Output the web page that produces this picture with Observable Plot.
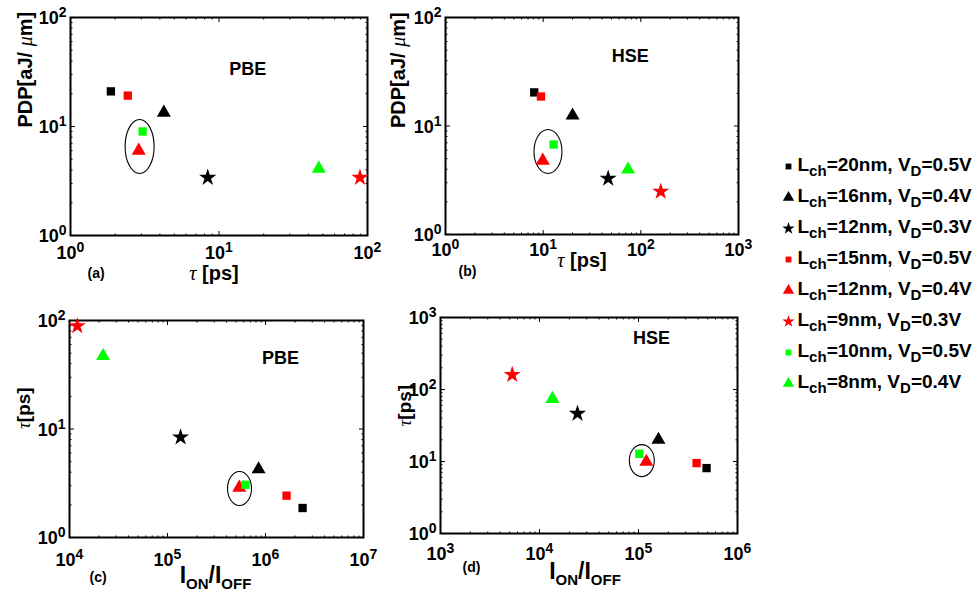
<!DOCTYPE html>
<html><head><meta charset="utf-8">
<script src="https://cdn.jsdelivr.net/npm/d3@7"></script>
<script src="https://cdn.jsdelivr.net/npm/@observablehq/plot@0.6"></script>
<style>
html,body{margin:0;padding:0;background:#fff;}
#wrap{position:relative;width:977px;height:592px;overflow:hidden;background:#fff;}
#wrap svg{position:absolute;overflow:visible;background:transparent;}
</style></head><body><div id="wrap"></div>
<script>
// ---- data ----
const lch = [20, 16, 12, 15, 12, 9, 10, 8];
const vd = [0.5, 0.4, 0.3, 0.5, 0.4, 0.3, 0.5, 0.4];
const tauPBE = [1.87, 4.25, 8.4, 2.43, 2.88, 89, 3.06, 47];
const pdpPBE = [21, 13.4, 3.4, 19.2, 6.0, 3.4, 9.0, 4.1];
const onoffPBE = [2.39e6, 8.5e5, 1.36e5, 1.64e6, 5.4e5, 1.2e4, 6.25e5, 2.2e4];
const tauHSE = [8.1, 20, 46.3, 9.5, 9.9, 160, 12.8, 74];
const pdpHSE = [20.4, 12.5, 3.28, 18.7, 4.8, 2.49, 6.75, 3.97];
const onoffHSE = [4.87e5, 1.59e5, 2.42e4, 3.86e5, 1.2e5, 5.3e3, 1.02e5, 1.35e4];
// circled pairs (centre of the highlight ellipse, data units)
const ellipseX = [2.92, 11.2, 5.43e5, 1.08e5];
const ellipseY = [6.56, 5.82, 2.83, 10.3];
// tick values
const ticksAx = [1, 10, 100], ticksAy = [1, 10, 100];
const ticksBx = [1, 10, 100, 1000], ticksBy = [1, 10, 100];
const ticksCx = [1e4, 1e5, 1e6, 1e7], ticksCy = [1, 10, 100];
const ticksDx = [1e3, 1e4, 1e5, 1e6], ticksDy = [1, 10, 100, 1000];
// annotation texts
const noteText = ["PBE", "HSE", "PBE", "HSE"];
const noteX = [15.6, 78, 1.42e6, 1.35e5];
const noteY = [29.4, 38.5, 40, 435];
const tags = ["(a)", "(b)", "(c)", "(d)"];
const labelTau = "*{τ} [ps]";
const labelPDP = "PDP[aJ/ *{μ}m]";
const labelTauY = "*{τ}[ps]";
const labelOnOff = "I_{ON}/I_{OFF}";

const seriesLabels = lch.map((l, i) => `L_{ch}=${l}nm, V_{D}=${vd[i]}V`);

// ---- styles ----
const colors = ["#000000", "#000000", "#000000", "#ff0000", "#ff0000", "#ff0000", "#00ff00", "#00ff00"];
const shapes = ["square", "triangle", "star", "square", "triangle", "star", "square", "triangle"];
const R = {square: 4.7, triangle: 5.2, star: 5.4};
const Rleg = {square: 3.3, triangle: 4.2, star: 3.9};
const FONT = "'Liberation Sans', Arial, Helvetica, sans-serif";

const seg = (dx, dy) => ({draw(c) { c.moveTo(0, 0); c.lineTo(dx, dy); }});
const ellipseSym = (rx, ry) => ({draw(c) {
  const k = 0.5523;
  c.moveTo(rx, 0);
  c.bezierCurveTo(rx, k * ry, k * rx, ry, 0, ry);
  c.bezierCurveTo(-k * rx, ry, -rx, k * ry, -rx, 0);
  c.bezierCurveTo(-rx, -k * ry, -k * rx, -ry, 0, -ry);
  c.bezierCurveTo(k * rx, -ry, rx, -k * ry, rx, 0);
  c.closePath();
}});
const minor = (t) => { const o = []; for (let i = 0; i < t.length - 1; i++) for (let k = 2; k <= 9; k++) o.push(t[i] * k); return o; };
const pow = (d) => `10^{${Math.round(Math.log10(d))}}`;

function tickMarks(xT, yT, len, sw) {
  const o = {stroke: "black", fill: "none", strokeWidth: sw};
  return [
    Plot.dot(xT, {x: d => d, frameAnchor: "bottom", symbol: seg(0, -len), ...o}),
    Plot.dot(xT, {x: d => d, frameAnchor: "top", symbol: seg(0, len), ...o}),
    Plot.dot(yT, {y: d => d, frameAnchor: "left", symbol: seg(len, 0), ...o}),
    Plot.dot(yT, {y: d => d, frameAnchor: "right", symbol: seg(-len, 0), ...o})
  ];
}

function richify(svg, subPx, subShift) {
  svg.querySelectorAll("text").forEach(t => {
    const s = t.textContent;
    if (!/[_^*]\{/.test(s)) return;
    while (t.firstChild) t.removeChild(t.firstChild);
    let cur = 0;
    const re = /([_^*])\{([^}]*)\}|([^_^*]+)/g;
    let m;
    while ((m = re.exec(s))) {
      const ts = document.createElementNS("http://www.w3.org/2000/svg", "tspan");
      let shift = 0;
      if (m[1] === "^") { ts.setAttribute("font-size", 14); shift = -7; ts.textContent = m[2]; }
      else if (m[1] === "_") { ts.setAttribute("font-size", subPx); shift = subShift; ts.textContent = m[2]; }
      else if (m[1] === "*") {
        ts.setAttribute("font-style", "italic"); ts.setAttribute("font-weight", "normal");
        ts.setAttribute("font-family", "'Liberation Serif', 'DejaVu Serif', serif");
        ts.textContent = m[2];
      } else ts.textContent = m[3];
      if (shift !== cur) ts.setAttribute("dy", shift - cur);
      cur = shift;
      t.appendChild(ts);
    }
  });
}

const wrap = document.getElementById("wrap");

function panel(c) {
  const rows = seriesLabels.map((label, i) => ({label, shape: shapes[i], x: c.xv[i], y: c.yv[i]}));
  const svg = Plot.plot({
    width: c.w, height: c.h,
    marginLeft: c.m[0], marginTop: c.m[1], marginRight: c.m[2], marginBottom: c.m[3],
    x: {type: "log", domain: [c.xT[0], c.xT[c.xT.length - 1]], axis: null},
    y: {type: "log", domain: [c.yT[0], c.yT[c.yT.length - 1]], axis: null},
    color: {domain: seriesLabels, range: colors},
    symbol: {domain: seriesLabels, range: shapes},
    style: {fontFamily: FONT, background: "transparent", overflow: "visible"},
    marks: [
      ...tickMarks(minor(c.xT), minor(c.yT), 2, 1),
      ...tickMarks(c.xT, c.yT, 4.5, 1),
      Plot.frame({stroke: "black", strokeWidth: 2}),
      Plot.dot([c.k], {x: k => ellipseX[k], y: k => ellipseY[k], symbol: ellipseSym(c.ell[0], c.ell[1]), stroke: "black", fill: "none", strokeWidth: 1.1}),
      ...seriesLabels.map(label => Plot.dot(rows.filter(d => d.label === label), {
        x: "x", y: "y", symbol: "label", fill: "label", r: R[rows.find(d => d.label === label).shape]
      })),
      Plot.text(c.xT, {x: d => d, frameAnchor: "bottom", dy: c.xtdy, lineAnchor: "bottom", text: pow, fontSize: 18, fontWeight: "bold", fill: "black"}),
      Plot.text(c.yT, {y: d => d, frameAnchor: "left", dx: -4, dy: 1, textAnchor: "end", lineAnchor: "middle", text: pow, fontSize: 18, fontWeight: "bold", fill: "black"}),
      Plot.text([c.k], {x: k => noteX[k], y: k => noteY[k], text: k => noteText[k], lineAnchor: "bottom", fontSize: 18, fontWeight: "bold", fill: "black"}),
      Plot.text([tags[c.k]], {frameAnchor: "bottom-left", dx: c.tag[0], dy: c.tag[1], lineAnchor: "bottom", text: d => d, fontSize: 14, fontWeight: "bold", fill: "black"}),
      Plot.text([c.xl], {frameAnchor: "bottom", dx: c.xlp[0], dy: c.xlp[1], lineAnchor: "bottom", text: d => d, fontSize: c.xlfs, fontWeight: "bold", fill: "black"}),
      Plot.text([c.yl], {frameAnchor: "left", dx: c.ylp[0], dy: c.ylp[1], rotate: -90, lineAnchor: "bottom", text: d => d, fontSize: c.ylfs, fontWeight: "bold", fill: "black"})
    ]
  });
  svg.style.left = c.pos[0] + "px";
  svg.style.top = c.pos[1] + "px";
  wrap.appendChild(svg);
  richify(svg, 15, 6);
}

panel({k: 0, xv: tauPBE, yv: pdpPBE, xT: ticksAx, yT: ticksAy, w: 380, h: 290, pos: [0, 0], m: [70, 17, 13, 55],
  ell: [14.5, 27], xtdy: 23, tag: [17, 42], xl: labelTau, xlp: [-5, 44], xlfs: 20, yl: labelPDP, ylp: [-39, 1], ylfs: 20});
panel({k: 1, xv: tauHSE, yv: pdpHSE, xT: ticksBx, yT: ticksBy, w: 380, h: 290, pos: [380, 0], m: [65, 17, 22, 56],
  ell: [14, 22], xtdy: 21, tag: [13, 41], xl: labelTau, xlp: [-10, 32], xlfs: 20, yl: labelPDP, ylp: [-41, 2], ylfs: 20});
panel({k: 2, xv: onoffPBE, yv: tauPBE, xT: ticksCx, yT: ticksCy, w: 380, h: 302, pos: [0, 290], m: [69, 30, 17, 55],
  ell: [12, 17], xtdy: 28, tag: [20, 44], xl: labelOnOff, xlp: [-1, 45], xlfs: 23, yl: labelTauY, ylp: [-40, 0], ylfs: 19});
panel({k: 3, xv: onoffHSE, yv: tauHSE, xT: ticksDx, yT: ticksDy, w: 380, h: 302, pos: [380, 290], m: [60, 27, 23, 59],
  ell: [12.5, 16], xtdy: 26, tag: [22, 38], xl: labelOnOff, xlp: [-4, 45], xlfs: 23, yl: labelTauY, ylp: [-30, 1], ylfs: 19});

// ---- legend ----
const legRows = seriesLabels.map((label, i) => ({label, shape: shapes[i]}));
const leg = Plot.plot({
  width: 227, height: 270, margin: 0,
  y: {type: "point", domain: seriesLabels, range: [26, 243], padding: 0, axis: null},
  color: {domain: seriesLabels, range: colors},
  symbol: {domain: seriesLabels, range: shapes},
  style: {fontFamily: FONT, background: "transparent", overflow: "visible"},
  marks: [
    ...legRows.map(d => Plot.dot([d], {y: "label", frameAnchor: "left", dx: 38, symbol: "label", fill: "label", r: Rleg[d.shape]})),
    Plot.text(legRows, {y: "label", frameAnchor: "left", dx: 47, dy: 4, textAnchor: "start", lineAnchor: "bottom", text: "label", fontSize: 19, fontWeight: "bold", fill: "black"})
  ]
});
leg.style.left = "750px";
leg.style.top = "140px";
wrap.appendChild(leg);
richify(leg, 15, 5);
</script></body></html>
* * * * * * * * *
## Job:
Please reproduce the listing exactly from its opening line through the line that contains "const seriesLabels = lch.map((l, i)", both included, with all pictures omitted.

## Completed task:
Output the web page that produces this picture with Observable Plot.
<!DOCTYPE html>
<html><head><meta charset="utf-8">
<script src="https://cdn.jsdelivr.net/npm/d3@7"></script>
<script src="https://cdn.jsdelivr.net/npm/@observablehq/plot@0.6"></script>
<style>
html,body{margin:0;padding:0;background:#fff;}
#wrap{position:relative;width:977px;height:592px;overflow:hidden;background:#fff;}
#wrap svg{position:absolute;overflow:visible;background:transparent;}
</style></head><body><div id="wrap"></div>
<script>
// ---- data ----
const lch = [20, 16, 12, 15, 12, 9, 10, 8];
const vd = [0.5, 0.4, 0.3, 0.5, 0.4, 0.3, 0.5, 0.4];
const tauPBE = [1.87, 4.25, 8.4, 2.43, 2.88, 89, 3.06, 47];
const pdpPBE = [21, 13.4, 3.4, 19.2, 6.0, 3.4, 9.0, 4.1];
const onoffPBE = [2.39e6, 8.5e5, 1.36e5, 1.64e6, 5.4e5, 1.2e4, 6.25e5, 2.2e4];
const tauHSE = [8.1, 20, 46.3, 9.5, 9.9, 160, 12.8, 74];
const pdpHSE = [20.4, 12.5, 3.28, 18.7, 4.8, 2.49, 6.75, 3.97];
const onoffHSE = [4.87e5, 1.59e5, 2.42e4, 3.86e5, 1.2e5, 5.3e3, 1.02e5, 1.35e4];
// circled pairs (centre of the highlight ellipse, data units)
const ellipseX = [2.92, 11.2, 5.43e5, 1.08e5];
const ellipseY = [6.56, 5.82, 2.83, 10.3];
// tick values
const ticksAx = [1, 10, 100], ticksAy = [1, 10, 100];
const ticksBx = [1, 10, 100, 1000], ticksBy = [1, 10, 100];
const ticksCx = [1e4, 1e5, 1e6, 1e7], ticksCy = [1, 10, 100];
const ticksDx = [1e3, 1e4, 1e5, 1e6], ticksDy = [1, 10, 100, 1000];
// annotation texts
const noteText = ["PBE", "HSE", "PBE", "HSE"];
const noteX = [15.6, 78, 1.42e6, 1.35e5];
const noteY = [29.4, 38.5, 40, 435];
const tags = ["(a)", "(b)", "(c)", "(d)"];
const labelTau = "*{τ} [ps]";
const labelPDP = "PDP[aJ/ *{μ}m]";
const labelTauY = "*{τ}[ps]";
const labelOnOff = "I_{ON}/I_{OFF}";

const seriesLabels = lch.map((l, i) => `L_{ch}=${l}nm, V_{D}=${vd[i]}V`);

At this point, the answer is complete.